De igual modo, y para completar el paradigma, se utiliza como munición antitética la construcción «gobierno progresista». Quede claro que, cuando la pronuncian, el presidente del Gobierno, sus ministros, los peones de brega socialistas y los medios afines, se están refiriendo a un bien universal que nos ha tocado en suerte. No tenemos un Ejecutivo al uso, no, nuestra fortuna es que disfrutamos ya de un nuevo Gobierno progresista, subrayado una y mil veces, como un regalo que se opone a lo que sería sufrir la opción contraria. Una posibilidad que, según todos ellos, supondría que este bendito país retrocedería hasta la época de Franco, el almirante Carrero Blanco y el capitán general Camilo Alonso Vega. Hasta ahí nos llevaría Feijóo de la mano del pérfido Abascal, un túnel del tiempo sin libertad, sin derechos y sin progreso de ningún tipo. Así las cosas, más nos vale seguir votando a Sánchez y no preguntar demasiado. Haciendo de la necesidad virtud, el presidente recién investido seguirá ocupando el poder otros cuatro años y serán nueve de momento, porque el futuro está aún por escribir.
Pedro Sánchez se convierte de esta manera en el reelegido líder providencial que libra a los españoles de un retroceso dictatorial, aunque para conseguir este fin tenga que promulgar una amnistía después de conceder un indulto a los golpistas catalanes, borrar el delito de sedición y modificar a su antojo el de malversación; poco precio, todo ello, por tener al progreso instalado de nuevo en la mesa del Consejo de Ministros. La operación se remata de manera evidente: si usted, lector, pone reparos constitucionales a esta operación, diseñada a mayor gloria del prófugo Puigdemont, revela bien a las claras que es un fascista, ultraderechista, y franquista de tomo y lomo. Por eso, los miembros de la dirección del PSOE aplauden, lanar y mansamente, los planes de su jefe, porque ellos, que están todos bien colocados, son progresistas, feministas, ecologistas y reconciliadores que te pasas, mientras los contrarios equivalen ideológicamente a una mezcla siniestra entre Hitler y Mussolini.

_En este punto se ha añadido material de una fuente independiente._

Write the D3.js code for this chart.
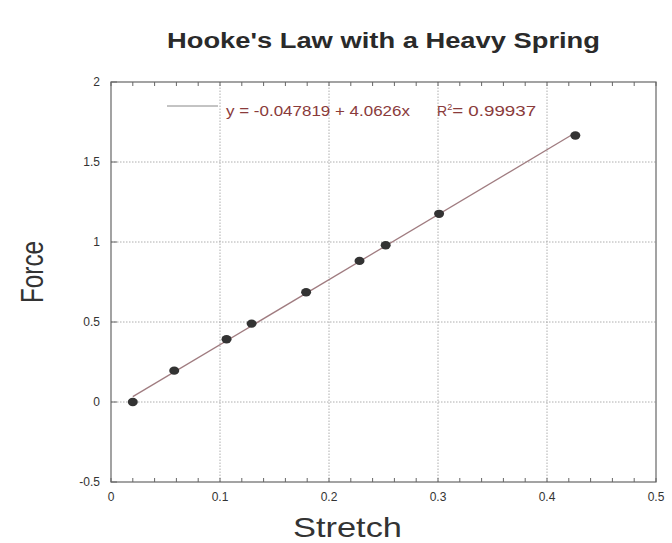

Los mantras funcionan y de qué manera. Nuevo Gobierno versus derecha y ultraderecha, la fórmula es invencible, por mucho que resulte tan falsa como torticera. Con una concepción utilitarista de la política, se acomete una innoble operación justificando cualquier medio para conseguir un fin extremadamente personalista que no es otro que asegurarse la continuidad en el poder con una pléyade de antiguos y nuevos ministros. Todo, naturalmente, en nombre de España.